● **What the task asks**
Transcribe the listing in full, excluding any pictures.

● **Data lines**
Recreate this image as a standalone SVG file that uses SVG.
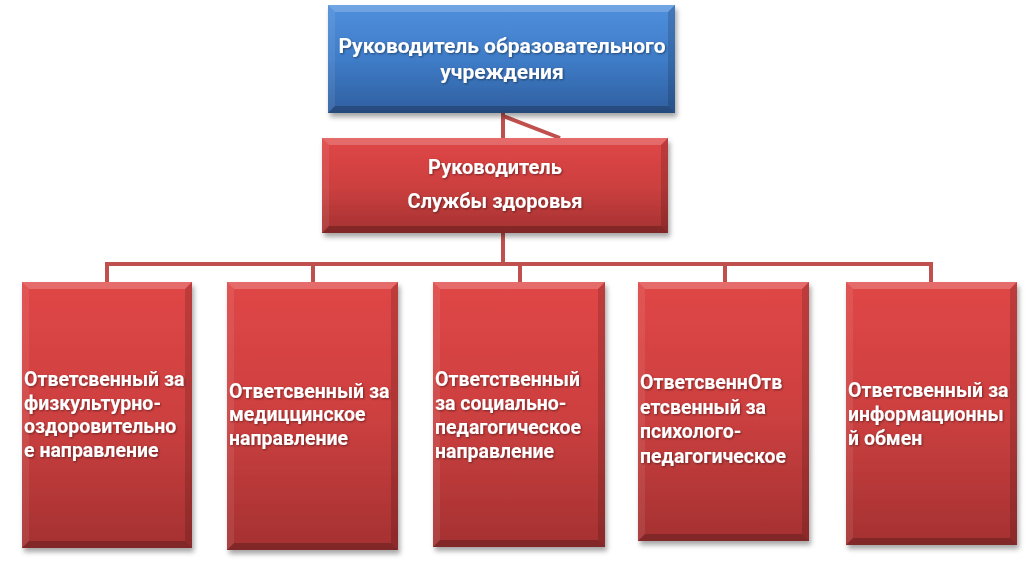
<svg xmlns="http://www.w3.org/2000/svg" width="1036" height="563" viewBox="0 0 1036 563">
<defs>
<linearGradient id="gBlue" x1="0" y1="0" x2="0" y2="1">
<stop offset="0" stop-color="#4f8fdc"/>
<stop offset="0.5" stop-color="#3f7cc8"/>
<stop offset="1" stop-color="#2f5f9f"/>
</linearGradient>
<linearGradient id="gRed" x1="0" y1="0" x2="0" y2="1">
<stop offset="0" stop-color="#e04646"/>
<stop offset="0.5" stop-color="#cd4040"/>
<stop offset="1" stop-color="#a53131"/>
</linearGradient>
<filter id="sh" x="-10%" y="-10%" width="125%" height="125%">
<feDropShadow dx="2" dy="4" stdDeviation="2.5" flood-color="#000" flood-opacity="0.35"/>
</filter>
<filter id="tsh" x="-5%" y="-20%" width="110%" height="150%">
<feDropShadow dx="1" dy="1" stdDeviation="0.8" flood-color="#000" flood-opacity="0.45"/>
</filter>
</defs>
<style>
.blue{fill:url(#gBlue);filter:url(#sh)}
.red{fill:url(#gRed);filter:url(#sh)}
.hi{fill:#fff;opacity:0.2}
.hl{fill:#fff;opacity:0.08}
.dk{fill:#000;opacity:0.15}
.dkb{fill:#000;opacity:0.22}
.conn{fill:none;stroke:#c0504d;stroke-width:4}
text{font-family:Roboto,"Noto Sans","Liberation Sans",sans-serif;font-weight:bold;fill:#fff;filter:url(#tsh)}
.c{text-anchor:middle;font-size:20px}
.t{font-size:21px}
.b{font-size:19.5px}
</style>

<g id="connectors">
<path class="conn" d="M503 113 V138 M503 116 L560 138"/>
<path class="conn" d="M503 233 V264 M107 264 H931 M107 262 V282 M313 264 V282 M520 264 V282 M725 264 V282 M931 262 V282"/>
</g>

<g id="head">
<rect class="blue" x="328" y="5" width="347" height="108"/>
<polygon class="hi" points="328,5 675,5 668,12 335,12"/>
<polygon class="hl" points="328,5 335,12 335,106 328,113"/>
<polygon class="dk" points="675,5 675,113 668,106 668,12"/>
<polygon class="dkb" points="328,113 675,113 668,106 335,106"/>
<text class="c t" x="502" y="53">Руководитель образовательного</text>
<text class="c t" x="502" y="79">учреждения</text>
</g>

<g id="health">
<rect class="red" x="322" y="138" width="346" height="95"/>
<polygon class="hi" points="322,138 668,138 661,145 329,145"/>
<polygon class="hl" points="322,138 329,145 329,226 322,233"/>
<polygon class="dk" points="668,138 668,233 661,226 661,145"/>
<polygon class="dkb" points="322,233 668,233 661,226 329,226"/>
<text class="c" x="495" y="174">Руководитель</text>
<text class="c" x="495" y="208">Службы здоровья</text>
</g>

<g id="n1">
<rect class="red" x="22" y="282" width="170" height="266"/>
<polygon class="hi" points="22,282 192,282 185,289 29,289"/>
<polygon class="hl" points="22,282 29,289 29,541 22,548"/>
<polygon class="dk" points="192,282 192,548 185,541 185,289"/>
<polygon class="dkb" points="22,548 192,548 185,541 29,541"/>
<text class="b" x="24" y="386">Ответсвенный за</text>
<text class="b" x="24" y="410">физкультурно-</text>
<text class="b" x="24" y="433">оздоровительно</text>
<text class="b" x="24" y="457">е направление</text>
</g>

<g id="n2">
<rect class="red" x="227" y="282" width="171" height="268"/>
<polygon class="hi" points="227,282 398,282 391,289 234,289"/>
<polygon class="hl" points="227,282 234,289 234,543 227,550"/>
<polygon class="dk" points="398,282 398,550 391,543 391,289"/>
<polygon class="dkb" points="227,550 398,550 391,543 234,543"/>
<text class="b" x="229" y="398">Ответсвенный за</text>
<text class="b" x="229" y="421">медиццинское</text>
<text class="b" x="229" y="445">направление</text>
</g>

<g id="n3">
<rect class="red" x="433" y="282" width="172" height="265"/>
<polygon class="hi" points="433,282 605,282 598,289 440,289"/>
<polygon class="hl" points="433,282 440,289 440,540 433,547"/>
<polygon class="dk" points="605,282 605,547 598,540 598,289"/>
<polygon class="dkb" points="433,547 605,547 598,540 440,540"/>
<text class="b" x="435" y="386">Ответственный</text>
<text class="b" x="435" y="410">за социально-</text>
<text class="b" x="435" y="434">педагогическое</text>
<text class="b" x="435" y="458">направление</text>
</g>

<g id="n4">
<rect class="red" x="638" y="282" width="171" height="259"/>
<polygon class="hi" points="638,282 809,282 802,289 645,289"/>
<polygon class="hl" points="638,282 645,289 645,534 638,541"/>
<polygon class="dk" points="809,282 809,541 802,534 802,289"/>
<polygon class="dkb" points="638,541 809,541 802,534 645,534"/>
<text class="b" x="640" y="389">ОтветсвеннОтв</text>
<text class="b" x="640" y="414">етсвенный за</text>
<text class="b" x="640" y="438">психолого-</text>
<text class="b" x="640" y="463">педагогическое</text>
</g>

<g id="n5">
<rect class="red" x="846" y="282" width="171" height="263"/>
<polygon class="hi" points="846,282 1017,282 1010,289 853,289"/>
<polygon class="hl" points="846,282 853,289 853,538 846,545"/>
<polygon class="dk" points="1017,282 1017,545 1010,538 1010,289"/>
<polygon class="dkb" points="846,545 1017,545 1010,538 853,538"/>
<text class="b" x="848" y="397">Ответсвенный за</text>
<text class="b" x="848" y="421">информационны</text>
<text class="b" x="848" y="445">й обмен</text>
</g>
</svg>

● **Solution to this problem**
Recreate this image as a standalone SVG file that uses SVG.
<svg xmlns="http://www.w3.org/2000/svg" width="1036" height="563" viewBox="0 0 1036 563">
<defs>
<linearGradient id="gBlue" x1="0" y1="0" x2="0" y2="1">
<stop offset="0" stop-color="#4f8fdc"/>
<stop offset="0.5" stop-color="#3f7cc8"/>
<stop offset="1" stop-color="#2f5f9f"/>
</linearGradient>
<linearGradient id="gRed" x1="0" y1="0" x2="0" y2="1">
<stop offset="0" stop-color="#e04646"/>
<stop offset="0.5" stop-color="#cd4040"/>
<stop offset="1" stop-color="#a53131"/>
</linearGradient>
<filter id="sh" x="-10%" y="-10%" width="125%" height="125%">
<feDropShadow dx="2" dy="4" stdDeviation="2.5" flood-color="#000" flood-opacity="0.35"/>
</filter>
<filter id="tsh" x="-5%" y="-20%" width="110%" height="150%">
<feDropShadow dx="1" dy="1" stdDeviation="0.8" flood-color="#000" flood-opacity="0.45"/>
</filter>
</defs>
<style>
.blue{fill:url(#gBlue);filter:url(#sh)}
.red{fill:url(#gRed);filter:url(#sh)}
.hi{fill:#fff;opacity:0.2}
.hl{fill:#fff;opacity:0.08}
.dk{fill:#000;opacity:0.15}
.dkb{fill:#000;opacity:0.22}
.conn{fill:none;stroke:#c0504d;stroke-width:4}
text{font-family:Roboto,"Noto Sans","Liberation Sans",sans-serif;font-weight:bold;fill:#fff;filter:url(#tsh)}
.c{text-anchor:middle;font-size:20px}
.t{font-size:21px}
.b{font-size:19.5px}
</style>

<g id="connectors">
<path class="conn" d="M503 113 V138 M503 116 L560 138"/>
<path class="conn" d="M503 233 V264 M107 264 H931 M107 262 V282 M313 264 V282 M520 264 V282 M725 264 V282 M931 262 V282"/>
</g>

<g id="head">
<rect class="blue" x="328" y="5" width="347" height="108"/>
<polygon class="hi" points="328,5 675,5 668,12 335,12"/>
<polygon class="hl" points="328,5 335,12 335,106 328,113"/>
<polygon class="dk" points="675,5 675,113 668,106 668,12"/>
<polygon class="dkb" points="328,113 675,113 668,106 335,106"/>
<text class="c t" x="502" y="53">Руководитель образовательного</text>
<text class="c t" x="502" y="79">учреждения</text>
</g>

<g id="health">
<rect class="red" x="322" y="138" width="346" height="95"/>
<polygon class="hi" points="322,138 668,138 661,145 329,145"/>
<polygon class="hl" points="322,138 329,145 329,226 322,233"/>
<polygon class="dk" points="668,138 668,233 661,226 661,145"/>
<polygon class="dkb" points="322,233 668,233 661,226 329,226"/>
<text class="c" x="495" y="174">Руководитель</text>
<text class="c" x="495" y="208">Службы здоровья</text>
</g>

<g id="n1">
<rect class="red" x="22" y="282" width="170" height="266"/>
<polygon class="hi" points="22,282 192,282 185,289 29,289"/>
<polygon class="hl" points="22,282 29,289 29,541 22,548"/>
<polygon class="dk" points="192,282 192,548 185,541 185,289"/>
<polygon class="dkb" points="22,548 192,548 185,541 29,541"/>
<text class="b" x="24" y="386">Ответсвенный за</text>
<text class="b" x="24" y="410">физкультурно-</text>
<text class="b" x="24" y="433">оздоровительно</text>
<text class="b" x="24" y="457">е направление</text>
</g>

<g id="n2">
<rect class="red" x="227" y="282" width="171" height="268"/>
<polygon class="hi" points="227,282 398,282 391,289 234,289"/>
<polygon class="hl" points="227,282 234,289 234,543 227,550"/>
<polygon class="dk" points="398,282 398,550 391,543 391,289"/>
<polygon class="dkb" points="227,550 398,550 391,543 234,543"/>
<text class="b" x="229" y="398">Ответсвенный за</text>
<text class="b" x="229" y="421">медиццинское</text>
<text class="b" x="229" y="445">направление</text>
</g>

<g id="n3">
<rect class="red" x="433" y="282" width="172" height="265"/>
<polygon class="hi" points="433,282 605,282 598,289 440,289"/>
<polygon class="hl" points="433,282 440,289 440,540 433,547"/>
<polygon class="dk" points="605,282 605,547 598,540 598,289"/>
<polygon class="dkb" points="433,547 605,547 598,540 440,540"/>
<text class="b" x="435" y="386">Ответственный</text>
<text class="b" x="435" y="410">за социально-</text>
<text class="b" x="435" y="434">педагогическое</text>
<text class="b" x="435" y="458">направление</text>
</g>

<g id="n4">
<rect class="red" x="638" y="282" width="171" height="259"/>
<polygon class="hi" points="638,282 809,282 802,289 645,289"/>
<polygon class="hl" points="638,282 645,289 645,534 638,541"/>
<polygon class="dk" points="809,282 809,541 802,534 802,289"/>
<polygon class="dkb" points="638,541 809,541 802,534 645,534"/>
<text class="b" x="640" y="389">ОтветсвеннОтв</text>
<text class="b" x="640" y="414">етсвенный за</text>
<text class="b" x="640" y="438">психолого-</text>
<text class="b" x="640" y="463">педагогическое</text>
</g>

<g id="n5">
<rect class="red" x="846" y="282" width="171" height="263"/>
<polygon class="hi" points="846,282 1017,282 1010,289 853,289"/>
<polygon class="hl" points="846,282 853,289 853,538 846,545"/>
<polygon class="dk" points="1017,282 1017,545 1010,538 1010,289"/>
<polygon class="dkb" points="846,545 1017,545 1010,538 853,538"/>
<text class="b" x="848" y="397">Ответсвенный за</text>
<text class="b" x="848" y="421">информационны</text>
<text class="b" x="848" y="445">й обмен</text>
</g>
</svg>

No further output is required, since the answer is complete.